Title: A title for these calculator results that will help you identify it if you have printed out several versions of the calculator.
Additional Monthly Amount: The amount, in addition to your Debt Monthly Payment amount, you can pay each month toward your debt or investment.
Cash On Hand: Any cash you have available to be used as a lump sum payment toward your debt or as a lump sum deposit into your investment.
Federal Tax Rate: The percentage of federal taxes you pay.
State Tax Rate: The percentage of state taxes you pay.
Debt Balance: The current total balance of your debts.
Interest Rate: The interest rate (or average rate if there are multiple debts included in Debt Balance) you are paying on the debt.
Monthly Payment: The principal and interest portion of each monthly payment. This may not be the amount you write a check for each month. Depending on the type of loan, your actual payment may include other amounts for escrow, private mortgage insurance (PMI), fees, or property taxes.
Tax Deductible Interest: This box should be checked if the interest you are paying is tax deductible.
Starting Balance: If you already have an investment plan that you will continue putting the additional money into, enter the balance here as a starting point.
Anticipated Rate of Return: The rate you anticipate your investment will earn each year.
Taxable Returns: This box should be checked if the investment earnings are reported on your yearly taxes.
Invest Full Length
(column): You will make minimum payments on the debt and additional money will be invested for the entire length of the debt. No money will be withdrawn from the investment even when the investment can pay pay off the debt.
Invest Extra to Pay Debt
(column): You will make minimum payments on the debt and additional money will be invested. Money will be withdrawn from the investment to pay off the debt as soon as the value in the investment is more than the debt balance.
Invest After Debt Paid
(column): All money will pay the debt until it is paid off, then all money will be invested.
Debt Payoff Time: The number of years and months to pay off the debt using each strategy.
Effective After Tax Value: The effective value of the investment at the end of the debt term. This may not be the actual value of your investment as shown on a statement. For comparison purposes and determining which strategy is best, this value has been adjusted for tax savings due to tax deductible debt interest and taxes paid on investment earnings.
Recommendation: The recommended strategy always has the highest ‘Effective After Tax Value’, which is the investment value with tax savings added and taxes paid subtracted.

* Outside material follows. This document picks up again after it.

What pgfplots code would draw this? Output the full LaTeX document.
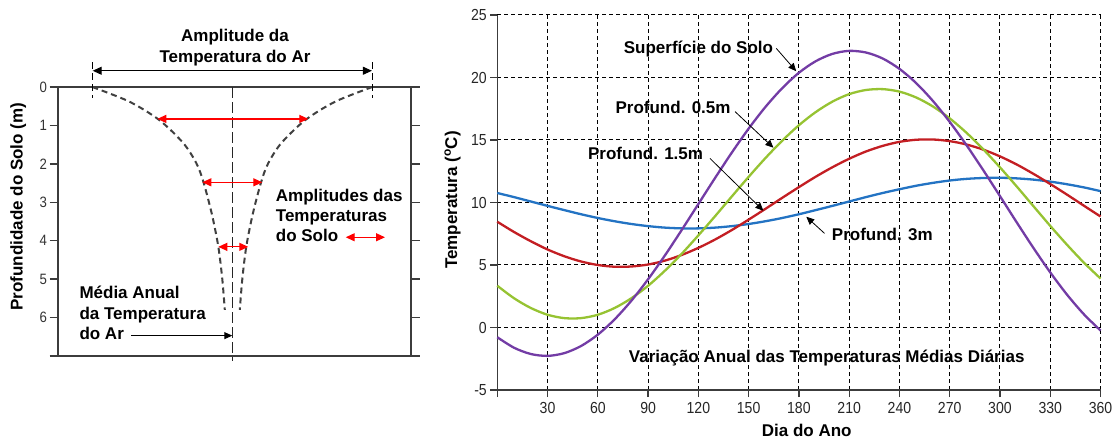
\documentclass[border=0pt]{standalone}
\usepackage{fontspec}
\setmainfont{Liberation Sans}
\newfontfamily\numfont[FakeStretch=0.88]{Liberation Sans}
\usepackage{pgfplots}
\usepackage{pgfplotstable}
\pgfplotsset{compat=1.18}
\usetikzlibrary{arrows.meta}

\definecolor{cSup}{RGB}{115,60,165}
\definecolor{cP05}{RGB}{150,195,50}
\definecolor{cP15}{RGB}{195,30,35}
\definecolor{cP3}{RGB}{35,115,195}
\definecolor{cEixo}{RGB}{60,60,60}

% Temperaturas medias diarias (oC) ao longo do ano
\pgfplotstableread{
dia   sup    p05    p15    p3
0    -0.78   3.34   8.46  10.76
10   -1.62   2.34   7.64  10.43
20   -2.12   1.56   6.90  10.08
30   -2.27   1.02   6.24   9.73
40   -2.05   0.75   5.70   9.39
50   -1.48   0.75   5.28   9.06
60   -0.57   1.02   5.00   8.76
70    0.65   1.56   4.86   8.50
80    2.14   2.34   4.88   8.28
90    3.86   3.34   5.04   8.11
100   5.76   4.54   5.35   7.99
110   7.79   5.89   5.80   7.93
120   9.88   7.37   6.37   7.93
130  11.97   8.91   7.04   7.99
140  14.00  10.49   7.80   8.11
150  15.91  12.05   8.63   8.28
160  17.64  13.55   9.49   8.50
170  19.14  14.94  10.37   8.76
180  20.38  16.18  11.23   9.06
190  21.30  17.23  12.06   9.39
200  21.89  18.07  12.82   9.73
210  22.13  18.67  13.50  10.08
220  22.00  19.00  14.08  10.43
230  21.52  19.07  14.53  10.76
240  20.69  18.87  14.85  11.06
250  19.55  18.40  15.02  11.34
260  18.12  17.68  15.04  11.57
270  16.45  16.73  14.91  11.76
280  14.59  15.58  14.64  11.89
290  12.59  14.26  14.23  11.96
300  10.51  12.81  13.69  11.98
310   8.41  11.28  13.04  11.93
320   6.36   9.70  12.29  11.83
330   4.41   8.13  11.48  11.67
340   2.63   6.62  10.63  11.46
350   1.07   5.20   9.75  11.21
360  -0.24   3.92   8.88  10.91
}\temps

% Semi-amplitude da temperatura em funcao da profundidade
\pgfplotstableread{
prof  amp
0     140
0.38  103
0.86  73
1.46  49
1.98  36
2.46  29
3.30  20.5
4.15  14
5.00  10
5.80  7.5
}\amort

\tikzset{
  rotulo/.style={font=\bfseries\fontsize{17}{20}\selectfont, inner sep=0pt},
  seta/.style={-{Triangle[length=8pt,width=7pt]}},
  dupla/.style={{Triangle[length=9pt,width=8pt]}-{Triangle[length=9pt,width=8pt]}},
}

\begin{document}
\begin{tikzpicture}[x=1pt,y=1pt]
\useasboundingbox (0,0) rectangle (1115,439);

% ---------- Perfil de amplitudes no solo ----------
\begin{axis}[
  at={(58pt,83pt)}, anchor=south west,
  scale only axis, width=353pt, height=269pt,
  xmin=-174.3, xmax=178.7, ymin=0, ymax=7, y dir=reverse,
  clip=false,
  xtick=\empty,
  ytick={0,1,...,7}, yticklabels={0,1,2,3,4,5,6,{}},
  ytick pos=both, yticklabel pos=left,
  tick align=outside, major tick length=8.5pt,
  axis line style={line width=1.3pt, cEixo},
  every tick/.style={line width=1.3pt, cEixo},
  tick label style={font=\numfont\fontsize{15}{16}\selectfont, text=black!80},
  yticklabel style={xshift=1pt},
]
  \addplot[black!75, line width=2pt, dash pattern=on 6pt off 4pt, smooth]
    table[x expr=-\thisrow{amp}, y=prof]{\amort};
  \addplot[black!75, line width=2pt, dash pattern=on 6pt off 4pt, smooth]
    table[x=amp, y=prof]{\amort};
  % eixo da media anual
  \addplot[black!85, line width=1pt, dash pattern=on 11pt off 4pt]
    coordinates {(0,0) (0,7.12)};
  % amplitude do ar
  \addplot[black, line width=1pt, dash pattern=on 7pt off 4pt]
    coordinates {(-139.8,-0.65) (-139.8,0.29)};
  \addplot[black, line width=1pt, dash pattern=on 7pt off 4pt]
    coordinates {(139.8,-0.65) (139.8,0.29)};
  \addplot[black, line width=1pt, dupla] coordinates {(-139.6,-0.423) (139.6,-0.423)};
  % amplitudes no solo
  \addplot[red, line width=1.2pt, dupla] coordinates {(-75,0.83) (76,0.83)};
  \addplot[red, line width=1.2pt, dupla] coordinates {(-30,2.48) (30,2.48)};
  \addplot[red, line width=1.2pt, dupla] coordinates {(-14,4.16) (16,4.16)};
  \addplot[red, line width=1.2pt, dupla] coordinates {(113.4,3.91) (152.7,3.91)};
  \addplot[black, line width=1pt, seta] coordinates {(-101.3,6.47) (0,6.47)};

  \node[rotulo, anchor=base] at (axis cs:2.7,-1.175) {Amplitude da};
  \node[rotulo, anchor=base] at (axis cs:2.7,-0.639) {Temperatura do Ar};
  \node[rotulo, anchor=base west] at (axis cs:43.4,2.979) {Amplitudes das};
  \node[rotulo, anchor=base west] at (axis cs:43.4,3.499) {Temperaturas};
  \node[rotulo, anchor=base west] at (axis cs:43.4,4.026) {do Solo};
  \node[rotulo, anchor=base west] at (axis cs:-153,5.514) {Média Anual};
  \node[rotulo, anchor=base west] at (axis cs:-153,6.052) {da Temperatura};
  \node[rotulo, anchor=base west] at (axis cs:-153,6.571) {do Ar};
\end{axis}
\node[rotulo, rotate=90] at (18.3,232.3) {Profundidade do Solo (m)};

% ---------- Variacao anual das temperaturas ----------
\begin{axis}[
  at={(497.3pt,49pt)}, anchor=south west,
  scale only axis, width=603.2pt, height=375pt,
  xmin=0, xmax=360, ymin=-5, ymax=25,
  axis lines*=left,
  clip=false,
  xtick={0,30,...,360},
  xticklabels={{},30,60,90,120,150,180,210,240,270,300,330,360},
  ytick={-5,0,...,25},
  grid=major,
  major grid style={black, line width=1pt, dash pattern=on 4pt off 3pt},
  tick align=outside, major tick length=7pt,
  axis line style={line width=1.3pt, cEixo},
  every tick/.style={line width=1.3pt, cEixo},
  tick label style={font=\numfont\fontsize{16}{17}\selectfont, text=black!85},
  xticklabel style={yshift=-2pt},
  /pgf/number format/assume math mode=true,
]
  \addplot[cP3,  line width=2.3pt, smooth] table[x=dia, y=p3]{\temps};
  \addplot[cP15, line width=2.3pt, smooth] table[x=dia, y=p15]{\temps};
  \addplot[cP05, line width=2.3pt, smooth] table[x=dia, y=p05]{\temps};
  \addplot[cSup, line width=2.3pt, smooth] table[x=dia, y=sup]{\temps};

  \addplot[black, line width=0.8pt, seta] coordinates {(166.5,22.33) (178.4,20.5)};
  \addplot[black, line width=0.8pt, seta] coordinates {(141.9,17.27) (164.8,14.38)};
  \addplot[black, line width=0.8pt, seta] coordinates {(126.9,13.53) (158.8,9.34)};
  \addplot[black, line width=0.8pt, seta] coordinates {(195.3,7.53) (184.4,8.86)};

  \node[rotulo, anchor=base east] at (axis cs:164.7,21.93) {Superfície do Solo};
  \node[rotulo, anchor=base east] at (axis cs:139.3,17.14) {Profund. 0.5m};
  \node[rotulo, anchor=base east] at (axis cs:122.9,13.40) {Profund. 1.5m};
  \node[rotulo, anchor=base west] at (axis cs:199.6,6.95) {Profund. 3m};
  \node[rotulo, anchor=base] at (axis cs:196.6,-2.79) {Variação Anual das Temperaturas Médias Diárias};
\end{axis}
\node[rotulo, rotate=90] at (452.5,239) {Temperatura (\textsuperscript{o}C)};
\node[rotulo, anchor=base] at (806.7,2.5) {Dia do Ano};
\end{tikzpicture}
\end{document}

Total Interest: Total amount of interest you will pay on the ‘Debt Balance’.
Total Paid: Total amount of principal (‘Debt Balance’) + interest you will pay while paying off the debt.
Tax Savings: You will save this amount in taxes if the debt interest is tax deductible.
Effective Total Paid: ‘Total Paid’ minus ‘Tax Savings’ is effectively what the debt will cost you.
Invested Time: The number of years and months you will add money to your investment. Some strategies invest the entire time it takes to pay the debt.
Total Invested: The total money added to your investment over ‘Invested Time’.
Value Increase: Also known as Return on Investment. Given the ‘Anticipated Rate of Return’, your investment will earn this amount during the time it takes to pay off the debt.
Total Value: The investment value when the debt is paid. ‘Starting Balance’, ‘Total Invested’, and ‘Value Increase’ are included so the amount on an investment statement should be the same as this amount, assuming you did not withdraw money from the investment to pay taxes.
Taxes Paid: The amount you will pay in taxes on the ‘Value Increase’ amount.
Effective End Value: The investment’s ‘Total Value’ minus ‘Taxes Paid’ reflects the true value of your investment for comparison purposes. The actual balance of your investment as shown on a statement will probably be higher since it is assumed you did not withdraw money from the investment to pay taxes.